PROBLEM TO WORK ON —
Output the material below unchanged, apart from leaving out the pictures.
— Start of MATERIAL PROVIDED —
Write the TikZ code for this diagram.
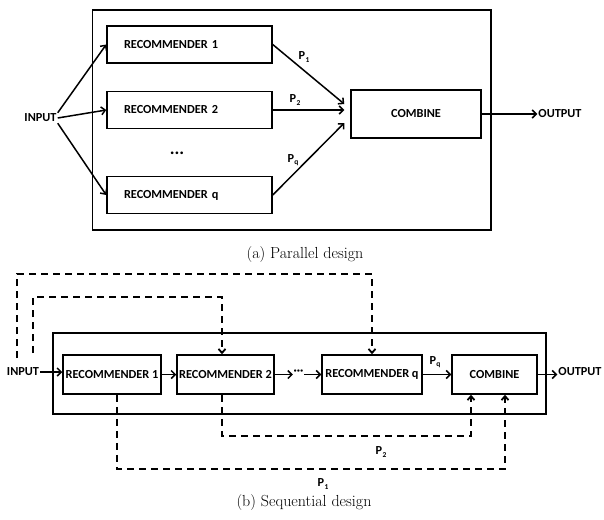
\documentclass[tikz,border=0pt]{standalone}
\usepackage{fontspec}
\newfontfamily\labfont{Carlito}
\usetikzlibrary{arrows.meta,calc}
\newcommand\Psub[1]{P\kern0.4pt\raisebox{-2.5pt}{\fontsize{7.5}{8}\selectfont #1}}
\tikzset{
  lbl/.style={font=\labfont\bfseries\fontsize{12.3}{14}\selectfont, inner sep=1pt},
  frame/.style={draw, line width=1.6pt, inner sep=0pt},
  recA/.style={draw, line width=1.5pt, lbl, minimum height=37pt, inner xsep=17pt, text width=131pt, align=left},
  recB/.style={draw, line width=1.5pt, lbl, minimum height=39pt, inner sep=0pt},
  arr/.style={line width=1.5pt, -{Straight Barb[length=4pt,width=8pt]}},
  dsh/.style={line width=1.8pt, dash pattern=on 7pt off 5pt},
  dsharr/.style={dsh, -{Straight Barb[length=4pt,width=7pt]}},
  captext/.style={font=\fontsize{16}{19}\selectfont, inner sep=0pt},
}
\begin{document}
\begin{tikzpicture}[x=1pt,y=-1pt]
\useasboundingbox (0,0) rectangle (604,519);
% ---------- (a) parallel ----------
\node[frame, minimum width=398.6pt, minimum height=220pt] (boxA) at (291.7,120) {};
\node[recA] (r1a) at (189.5,44.5) {RECOMMENDER 1};
\node[recA] (r2a) at (189.5,110) {RECOMMENDER 2};
\node[recA] (rqa) at (189.5,195) {RECOMMENDER q};
\node[draw, line width=1.5pt, lbl, minimum width=130pt, minimum height=48pt] (ca) at (416,114) {COMBINE};
\node[lbl] (inA) at (40.5,118) {INPUT};
\node[lbl] (outA) at (560,114) {OUTPUT};
\node[lbl, font=\labfont\bfseries\fontsize{18}{18}\selectfont] (dotsA) at (177,153) {...};
\draw[arr] (inA.north east) -- (r1a.west);
\draw[arr] (inA.east) -- (r2a.west);
\draw[arr] (inA.south east) -- (rqa.west);
\draw[arr] (r1a.east) -- ([xshift=-6pt,yshift=10pt]ca.west);
\draw[arr] (r2a.east) -- ([xshift=-6pt]ca.west |- r2a.east);
\draw[arr] (rqa.east) -- ([xshift=-6pt,yshift=-9pt]ca.west);
\draw[arr] (ca.east) -- (outA.west);
\node[lbl] (p1a) at (304,57) {\Psub{1}};
\node[lbl] (p2a) at (295,100) {\Psub{2}};
\node[lbl] (pqa) at (293,160) {\Psub{q}};
\node[captext] (capA) at (305,255) {(a) Parallel design};
% ---------- (b) sequential ----------
\node[frame, minimum width=493.2pt, minimum height=81pt] (boxB) at (299.4,373.5) {};
\node[recB, minimum width=98pt] (r1b) at (112,374.5) {RECOMMENDER 1};
\node[recB, minimum width=97pt] (r2b) at (225.5,374.5) {RECOMMENDER 2};
\node[recB, minimum width=100pt] (rqb) at (372,374.5) {RECOMMENDER q};
\node[recB, minimum width=85pt] (cb) at (494.5,374.5) {COMBINE};
\node[lbl] (inB) at (23,372) {INPUT};
\node[lbl] (outB) at (580,372) {OUTPUT};
\node[lbl, inner sep=0.5pt] (dotsB) at (298.5,372) {\char"00B7\char"00B7\char"00B7};
\draw[arr] (inB.east) -- (r1b.west |- inB.east);
\draw[arr] (r1b.east) -- (r2b.west);
\draw[arr] (r2b.east) -- (dotsB.west |- r2b.east);
\draw[arr] (dotsB.east |- rqb.west) -- (rqb.west);
\draw[arr] (rqb.east) -- (cb.west);
\draw[arr] (cb.east) -- (outB.west |- cb.east);
\node[lbl] (pqb) at (435,362) {\Psub{q}};
\coordinate (s1) at (17,358);
\coordinate (s2) at (33,353);
\draw[dsharr] (s1) -- (17,274) -| (rqb.north);
\draw[dsharr] (s2) -- (33,297) -| ([xshift=-3.5pt]r2b.north);
\draw[dsharr] ([xshift=5pt]r1b.south) -- ++(0,74) -| ([xshift=10.5pt]cb.south);
\draw[dsharr] ([xshift=-3.5pt]r2b.south) -- ++(0,41) -| ([xshift=-23.5pt]cb.south);
\node[lbl] (p2b) at (381,452) {\Psub{2}};
\node[lbl] (p1b) at (323,484) {\Psub{1}};
\node[captext] (capB) at (304,502) {(b) Sequential design};
\end{tikzpicture}
\end{document}
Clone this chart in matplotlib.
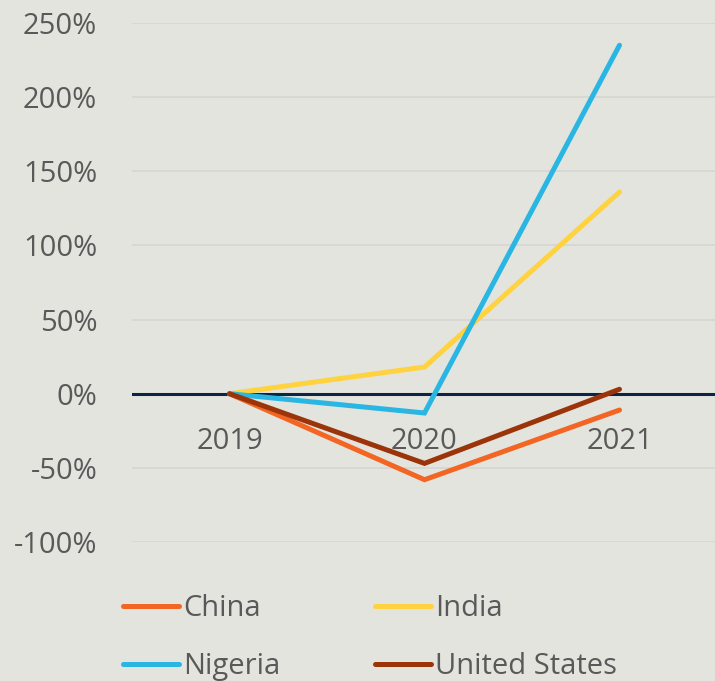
— End of MATERIAL PROVIDED —
COMPLETED TASK —
Write the TikZ code for this diagram.
\documentclass[tikz,border=0pt]{standalone}
\usepackage{fontspec}
\newfontfamily\labfont{Carlito}
\usetikzlibrary{arrows.meta,calc}
\newcommand\Psub[1]{P\kern0.4pt\raisebox{-2.5pt}{\fontsize{7.5}{8}\selectfont #1}}
\tikzset{
  lbl/.style={font=\labfont\bfseries\fontsize{12.3}{14}\selectfont, inner sep=1pt},
  frame/.style={draw, line width=1.6pt, inner sep=0pt},
  recA/.style={draw, line width=1.5pt, lbl, minimum height=37pt, inner xsep=17pt, text width=131pt, align=left},
  recB/.style={draw, line width=1.5pt, lbl, minimum height=39pt, inner sep=0pt},
  arr/.style={line width=1.5pt, -{Straight Barb[length=4pt,width=8pt]}},
  dsh/.style={line width=1.8pt, dash pattern=on 7pt off 5pt},
  dsharr/.style={dsh, -{Straight Barb[length=4pt,width=7pt]}},
  captext/.style={font=\fontsize{16}{19}\selectfont, inner sep=0pt},
}
\begin{document}
\begin{tikzpicture}[x=1pt,y=-1pt]
\useasboundingbox (0,0) rectangle (604,519);
% ---------- (a) parallel ----------
\node[frame, minimum width=398.6pt, minimum height=220pt] (boxA) at (291.7,120) {};
\node[recA] (r1a) at (189.5,44.5) {RECOMMENDER 1};
\node[recA] (r2a) at (189.5,110) {RECOMMENDER 2};
\node[recA] (rqa) at (189.5,195) {RECOMMENDER q};
\node[draw, line width=1.5pt, lbl, minimum width=130pt, minimum height=48pt] (ca) at (416,114) {COMBINE};
\node[lbl] (inA) at (40.5,118) {INPUT};
\node[lbl] (outA) at (560,114) {OUTPUT};
\node[lbl, font=\labfont\bfseries\fontsize{18}{18}\selectfont] (dotsA) at (177,153) {...};
\draw[arr] (inA.north east) -- (r1a.west);
\draw[arr] (inA.east) -- (r2a.west);
\draw[arr] (inA.south east) -- (rqa.west);
\draw[arr] (r1a.east) -- ([xshift=-6pt,yshift=10pt]ca.west);
\draw[arr] (r2a.east) -- ([xshift=-6pt]ca.west |- r2a.east);
\draw[arr] (rqa.east) -- ([xshift=-6pt,yshift=-9pt]ca.west);
\draw[arr] (ca.east) -- (outA.west);
\node[lbl] (p1a) at (304,57) {\Psub{1}};
\node[lbl] (p2a) at (295,100) {\Psub{2}};
\node[lbl] (pqa) at (293,160) {\Psub{q}};
\node[captext] (capA) at (305,255) {(a) Parallel design};
% ---------- (b) sequential ----------
\node[frame, minimum width=493.2pt, minimum height=81pt] (boxB) at (299.4,373.5) {};
\node[recB, minimum width=98pt] (r1b) at (112,374.5) {RECOMMENDER 1};
\node[recB, minimum width=97pt] (r2b) at (225.5,374.5) {RECOMMENDER 2};
\node[recB, minimum width=100pt] (rqb) at (372,374.5) {RECOMMENDER q};
\node[recB, minimum width=85pt] (cb) at (494.5,374.5) {COMBINE};
\node[lbl] (inB) at (23,372) {INPUT};
\node[lbl] (outB) at (580,372) {OUTPUT};
\node[lbl, inner sep=0.5pt] (dotsB) at (298.5,372) {\char"00B7\char"00B7\char"00B7};
\draw[arr] (inB.east) -- (r1b.west |- inB.east);
\draw[arr] (r1b.east) -- (r2b.west);
\draw[arr] (r2b.east) -- (dotsB.west |- r2b.east);
\draw[arr] (dotsB.east |- rqb.west) -- (rqb.west);
\draw[arr] (rqb.east) -- (cb.west);
\draw[arr] (cb.east) -- (outB.west |- cb.east);
\node[lbl] (pqb) at (435,362) {\Psub{q}};
\coordinate (s1) at (17,358);
\coordinate (s2) at (33,353);
\draw[dsharr] (s1) -- (17,274) -| (rqb.north);
\draw[dsharr] (s2) -- (33,297) -| ([xshift=-3.5pt]r2b.north);
\draw[dsharr] ([xshift=5pt]r1b.south) -- ++(0,74) -| ([xshift=10.5pt]cb.south);
\draw[dsharr] ([xshift=-3.5pt]r2b.south) -- ++(0,41) -| ([xshift=-23.5pt]cb.south);
\node[lbl] (p2b) at (381,452) {\Psub{2}};
\node[lbl] (p1b) at (323,484) {\Psub{1}};
\node[captext] (capB) at (304,502) {(b) Sequential design};
\end{tikzpicture}
\end{document}
Clone this chart in matplotlib.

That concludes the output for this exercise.